Write out every line of the material as it stands, apart from the pictures.

───

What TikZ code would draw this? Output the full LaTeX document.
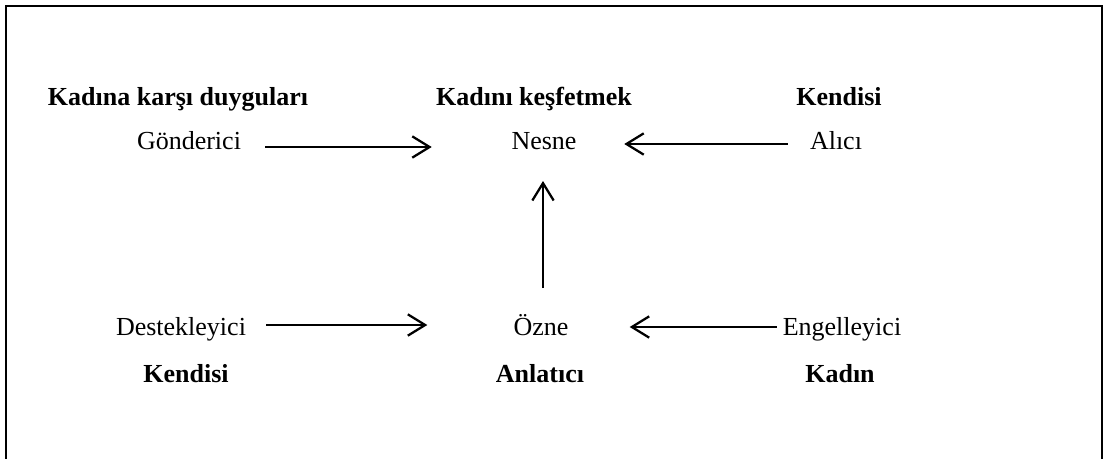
\documentclass[tikz,border=0pt]{standalone}
\usepackage{fontspec}
\setmainfont{Liberation Serif}
\usetikzlibrary{arrows.meta,calc}
\begin{document}
\begin{tikzpicture}[x=0.75pt,y=-0.75pt,
  lbl/.style={inner sep=0pt,anchor=base,font=\fontsize{19.5}{23}\selectfont},
  blbl/.style={lbl,font=\fontsize{19.5}{23}\selectfont\bfseries},
  arr/.style={line width=1.7pt,-{Straight Barb[length=13pt,width=16pt,line width=1.7pt]}},
  frame/.style={line width=1.7pt}]
\useasboundingbox (0,0) rectangle (1104,458);
\draw[frame] (6,460) -- (6,6) -- (1102,6) -- (1102,460);
% row 1
\node[blbl] (t1) at (178,105) {Kadına karşı duyguları};
\node[blbl] (t2) at (534,105) {Kadını keşfetmek};
\node[blbl] (t3) at (839,105) {Kendisi};
% row 2
\node[lbl] (gond) at (189,149) {Gönderici};
\node[lbl] (nesne) at (544,149) {Nesne};
\node[lbl] (alici) at (836,149) {Alıcı};
% row 3
\node[lbl] (dest) at (181,335) {Destekleyici};
\node[lbl] (ozne) at (541,335) {Özne};
\node[lbl] (eng) at (842,335) {Engelleyici};
% row 4
\node[blbl] (b1) at (186,382) {Kendisi};
\node[blbl] (b2) at (540,382) {Anlatıcı};
\node[blbl] (b3) at (840,382) {Kadın};
% arrows
\draw[arr] ($(gond.base east)+(24,-2)$) -- ($(nesne.base west)+(-79.5,-2)$);
\draw[arr] ($(alici.base west)+(-22,-5)$) -- ($(nesne.base east)+(47.5,-5)$);
\draw[arr] ($(dest.base east)+(20,-10)$) -- ($(ozne.base west)+(-86,-10)$);
\draw[arr] ($(eng.base west)+(-6,-8)$) -- ($(ozne.base east)+(61,-8)$);
\draw[arr] ($(ozne.base)+(2,-47)$) -- ($(nesne.base)+(-1,32)$);
\end{tikzpicture}
\end{document}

───

— Expected output —
What TikZ code would draw this? Output the full LaTeX document.
\documentclass[tikz,border=0pt]{standalone}
\usepackage{fontspec}
\setmainfont{Liberation Serif}
\usetikzlibrary{arrows.meta,calc}
\begin{document}
\begin{tikzpicture}[x=0.75pt,y=-0.75pt,
  lbl/.style={inner sep=0pt,anchor=base,font=\fontsize{19.5}{23}\selectfont},
  blbl/.style={lbl,font=\fontsize{19.5}{23}\selectfont\bfseries},
  arr/.style={line width=1.7pt,-{Straight Barb[length=13pt,width=16pt,line width=1.7pt]}},
  frame/.style={line width=1.7pt}]
\useasboundingbox (0,0) rectangle (1104,458);
\draw[frame] (6,460) -- (6,6) -- (1102,6) -- (1102,460);
% row 1
\node[blbl] (t1) at (178,105) {Kadına karşı duyguları};
\node[blbl] (t2) at (534,105) {Kadını keşfetmek};
\node[blbl] (t3) at (839,105) {Kendisi};
% row 2
\node[lbl] (gond) at (189,149) {Gönderici};
\node[lbl] (nesne) at (544,149) {Nesne};
\node[lbl] (alici) at (836,149) {Alıcı};
% row 3
\node[lbl] (dest) at (181,335) {Destekleyici};
\node[lbl] (ozne) at (541,335) {Özne};
\node[lbl] (eng) at (842,335) {Engelleyici};
% row 4
\node[blbl] (b1) at (186,382) {Kendisi};
\node[blbl] (b2) at (540,382) {Anlatıcı};
\node[blbl] (b3) at (840,382) {Kadın};
% arrows
\draw[arr] ($(gond.base east)+(24,-2)$) -- ($(nesne.base west)+(-79.5,-2)$);
\draw[arr] ($(alici.base west)+(-22,-5)$) -- ($(nesne.base east)+(47.5,-5)$);
\draw[arr] ($(dest.base east)+(20,-10)$) -- ($(ozne.base west)+(-86,-10)$);
\draw[arr] ($(eng.base west)+(-6,-8)$) -- ($(ozne.base east)+(61,-8)$);
\draw[arr] ($(ozne.base)+(2,-47)$) -- ($(nesne.base)+(-1,32)$);
\end{tikzpicture}
\end{document}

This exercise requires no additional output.